Women bring different skills to the workplace

August 1, 2017
Victoria Gorman

‘Defending the Caveman’ is the longest-running and most successful solo comedy in South African theatre history. It explains why men and women see the world so differently. The reason that it has played to over a million people, is that we can all relate to this hilarious comedy through our own experience and interactions with the opposite sex.

On a more empirical level, research shows that female brains are highly connected across the left and right hemispheres through white matter, and connections in male brains are typically stronger between the front and back regions. Men’s brains tend to perform tasks predominantly on the left-side, which is the logical/rational side of the brain. Women, on the other hand, use both sides of their brains which means women can transfer data between the right and left hemispheres faster than men.

These differences translate into a number of generalised observations, which have advantages and disadvantages. As with almost everything in life, there are always exceptions to every rule and gender based ‘rules’ are no different. I have highlighted a few differences below:

MULTI-TASKING: Multitasking can result in time wasted due to more errors caused by insufficient attention. Fortunately, women tend to be good at this, while men tend to be task-orientated and better at performing a single task at once. Being task orientated means that men are good at getting things done.

STRATEGIC THINKING: Men do better on more specific spatial thinking (problem solving, and pattern prediction involving objects and their spatial relationships), while women perform better at ‘bigger picture’ thinking. Both are vital in every organisation.

COMMUNICATION: Women are better at social thinking and interactions than men. Achieving strong work relationships through communication and collaboration are highly valued to achieving success in the workplace. Being intuitive and working collaboratively means that women are well placed to take leading roles in organisations and managing diverse teams of individuals.

RISKS VS. REWARD: The male brain is wired for risk-taking more than the female brain.
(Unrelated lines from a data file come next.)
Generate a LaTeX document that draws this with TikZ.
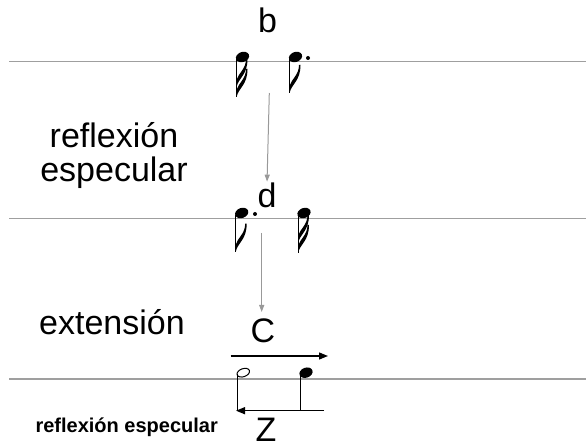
\documentclass[tikz,border=0pt]{standalone}
\usepackage{fontspec}
\setmainfont{Liberation Sans}
\usetikzlibrary{arrows.meta}
% flag of a stem-down note, attached at the stem end
\newcommand{\flagat}[2]{%
  \fill (#1,#2) .. controls (#1+2,#2-9) and (#1+11,#2-12) .. (#1+11,#2-28)
    -- (#1+9.5,#2-28) .. controls (#1+9.5,#2-18) and (#1+2,#2-14) .. (#1,#2-7) -- cycle;}

\begin{document}
\begin{tikzpicture}[x=1pt,y=-1pt,
    staffline/.style={draw=gray!75,line width=1.2pt},
    grayarrow/.style={draw=gray!80,line width=1pt,-{Triangle[length=7pt,width=5pt]}},
    blackarrow/.style={line width=1.3pt,-{Triangle[length=9pt,width=7pt]}},
    biglabel/.style={font=\fontsize{34}{34}\selectfont,inner sep=0pt},
    stem/.style={line width=1pt}]
  \useasboundingbox (0,0) rectangle (586,443);
  % Staff lines
  \draw[staffline] (9,61.5) -- (586,61.5);
  \draw[staffline] (9,218.5) -- (586,218.5);
  \draw[staffline] (9,379) -- (586,379);
  % Labels
  \node[biglabel,align=center] (reflexion) at (114,156) {reflexión\\especular};
  \node[biglabel,anchor=base] (extension) at (112,335) {extensión};
  \node[font=\bfseries\fontsize{20}{20}\selectfont,anchor=base,inner sep=0pt]
    (reflexion2) at (126.7,432.7) {reflexión especular};
  \node[biglabel,anchor=base] (b) at (267.5,33) {b};
  \node[biglabel,anchor=base] (d) at (267,208) {d};
  \node[biglabel,anchor=base] (C) at (263,343) {C};
  \node[biglabel,anchor=base] (Z) at (266,441) {Z};
  % Top notes: sixteenth, dotted eighth
  \fill[shift={(242.5,57)},rotate=20] (0,0) ellipse (6.8pt and 5pt);
  \draw[stem] (236.5,59) -- (236.5,97);
  \flagat{236.5}{97}
  \flagat{236.5}{87}
  \fill[shift={(295.5,57)},rotate=20] (0,0) ellipse (6.8pt and 5pt);
  \draw[stem] (289.5,59) -- (289.5,93);
  \flagat{289.5}{93}
  \fill (308,58) circle (2pt);
  % Middle notes: dotted eighth, sixteenth
  \fill[shift={(241.7,213)},rotate=20] (0,0) ellipse (6.8pt and 5pt);
  \draw[stem] (235.7,215) -- (235.7,251.7);
  \flagat{235.7}{251.7}
  \fill (255,214) circle (2pt);
  \fill[shift={(304,213)},rotate=20] (0,0) ellipse (6.8pt and 5pt);
  \draw[stem] (298,215) -- (298,253);
  \flagat{298}{253}
  \flagat{298}{243}
  % Bottom notes: half, quarter
  \draw[line width=1pt,shift={(243.3,372.7)},rotate=20] (0,0) ellipse (6.5pt and 4pt);
  \draw[stem] (237,374) -- (237,410.7);
  \fill[shift={(306,372.7)},rotate=20] (0,0) ellipse (6.8pt and 5pt);
  \draw[stem] (300,374) -- (300,410.7);
  % Arrows
  \coordinate (btail) at (269.3,93);
  \coordinate (dtail) at (261.7,233);
  \coordinate (dhead) at (261.7,312);
  \coordinate (cleft) at (230.7,356);
  \coordinate (cright) at (328,356);
  \coordinate (zright) at (324,410.7);
  \coordinate (zleft) at (236,410.7);
  \draw[grayarrow,shorten >=1.5pt] (btail) -- (d.north);
  \draw[grayarrow] (dtail) -- (dhead);
  \draw[blackarrow] (cleft) -- (cright);
  \draw[blackarrow] (zright) -- (zleft);
\end{tikzpicture}
\end{document}
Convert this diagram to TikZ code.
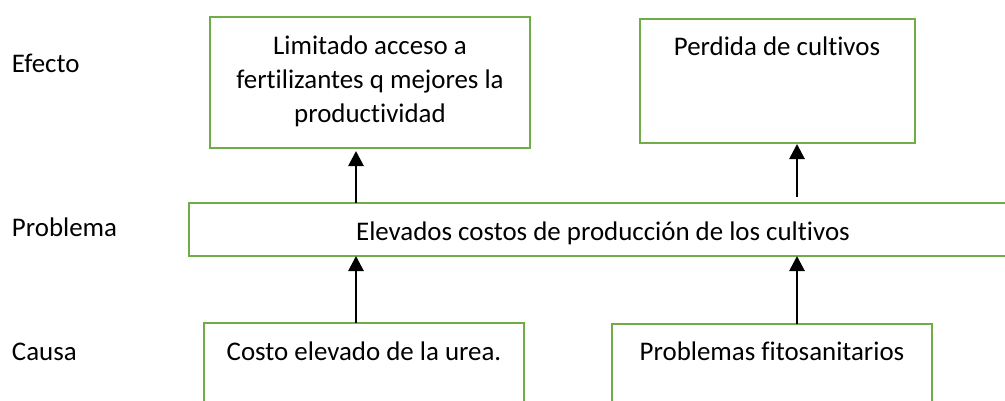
\documentclass[tikz,border=0pt]{standalone}
\usepackage{fontspec}
\setmainfont{Carlito}[Ligatures=NoCommon]
\usetikzlibrary{arrows.meta}
\definecolor{boxgreen}{HTML}{70AD47}
\tikzset{
  greenbox/.style={draw=boxgreen, line width=2.8pt, rectangle, inner sep=0pt, outer sep=0pt, fill=white},
  txt/.style={inner sep=0pt, outer sep=0pt, font=\fontsize{26.9pt}{34pt}\selectfont, align=center},
  arr/.style={draw=black, line width=2.8pt, -{Triangle[width=15pt,length=15pt]}}
}
\begin{document}
\begin{tikzpicture}[x=1pt,y=-1pt]
\path[use as bounding box] (0,0) rectangle (1005,400);
\clip (0,0) rectangle (1005,400);
% boxes
\node[greenbox, anchor=north west, minimum width=320pt, minimum height=131pt] (e1) at (210,17) {};
\node[greenbox, anchor=north west, minimum width=275pt, minimum height=124pt] (e2) at (640,19) {};
\node[greenbox, anchor=north west, minimum width=828pt, minimum height=53pt] (p) at (189,203) {};
\node[greenbox, anchor=north west, minimum width=320pt, minimum height=120pt] (c1) at (204,323) {};
\node[greenbox, anchor=north west, minimum width=320pt, minimum height=120pt] (c2) at (612,324) {};
% texts
\node[txt, anchor=base] (t1) at (370,122) {Limitado acceso a\\fertilizantes q mejores la\\productividad};
\node[txt, anchor=base] (t2) at (777,55) {Perdida de cultivos};
\node[txt, anchor=base] (t3) at (603,240) {Elevados costos de producción de los cultivos};
\node[txt, anchor=base] (t4) at (364,360) {Costo elevado de la urea.};
\node[txt, anchor=base] (t5) at (772,360) {Problemas fitosanitarios};
% row labels
\node[txt, anchor=base west] (l1) at (12,72) {Efecto};
\node[txt, anchor=base west] (l2) at (12,236) {Problema};
\node[txt, anchor=base west] (l3) at (12,360) {Causa};
% arrows
\coordinate (a1) at (356,0);
\coordinate (a2) at (797,0);
\draw[arr] (c1.north -| a1) -- (p.south -| a1);
\draw[arr] (c2.north -| a2) -- (p.south -| a2);
\draw[arr, shorten >=3pt] (p.north -| a1) -- (e1.south -| a1);
\draw[arr, shorten <=6pt, shorten >=1pt] (p.north -| a2) -- (e2.south -| a2);
\end{tikzpicture}
\end{document}
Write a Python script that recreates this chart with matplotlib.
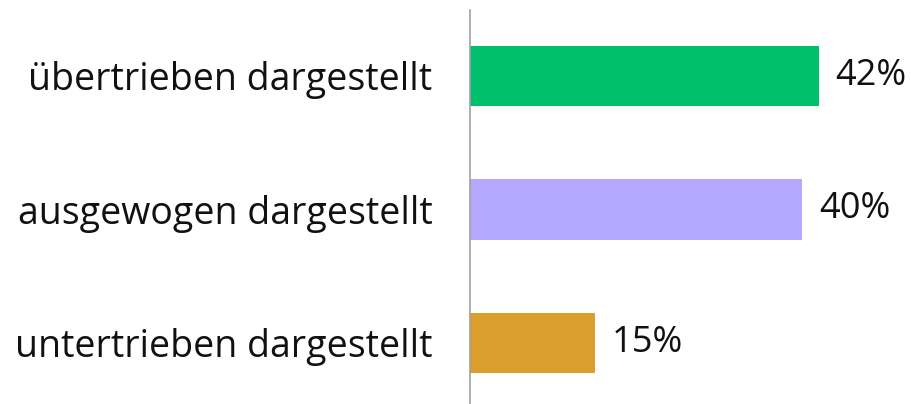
import matplotlib
matplotlib.use("Agg")
import matplotlib.pyplot as plt

categories = ["untertrieben dargestellt", "ausgewogen dargestellt", "übertrieben dargestellt"]
values = [15, 40, 42]
colors = ["#D99E2B", "#B4A7FF", "#00C06B"]
labels = ["15%", "40%", "42%"]

plt.rcParams['font.family'] = ['Open Sans', 'DejaVu Sans']

fig = plt.figure(figsize=(9.12, 4.04), dpi=100)
ax = fig.add_axes([470/912, 0, 442/912, 394/404])
ypos = list(range(len(categories)))
ax.barh(ypos, values, height=0.45, color=colors)
ax.set_xlim(0, 53.2)
ax.set_ylim(-0.457, 2.494)
for s in ["top", "right", "bottom"]:
    ax.spines[s].set_visible(False)
ax.spines["left"].set_color("#A0A0A0")
ax.spines["left"].set_linewidth(1.2)
ax.set_xticks([])
ax.set_yticks(ypos)
ax.set_yticklabels(categories, fontsize=27, color="#111111")
ax.tick_params(axis="y", length=0, pad=27)
for y, v, lab in zip(ypos, values, labels):
    ax.text(v + 2.0, y, lab, va="center", ha="left", fontsize=26, color="#111111")
fig.savefig("out.png", dpi=100)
Faced with a risky or challenging situation, the male brain responds by getting a bigger burst of endorphins. Men are therefore more likely to take risks.

Taking risks, provided that it is weighed against the reward, is important. Being too risk averse often results in missed opportunities.

Many organisations recognise that women bring different skills and energy levels to the workplace, resulting in better decision making by bringing together different perspectives. Women are as equipped as their male counterparts to succeed, given the same drive and ambition. However, later in their careers, many women have to make decisions about the sacrifices to be made for family responsibilities, a trade-off that men typically don’t have to make. Companies able to offer more flexible working arrangements to accommodate woman means that these companies have access to the full talent pool.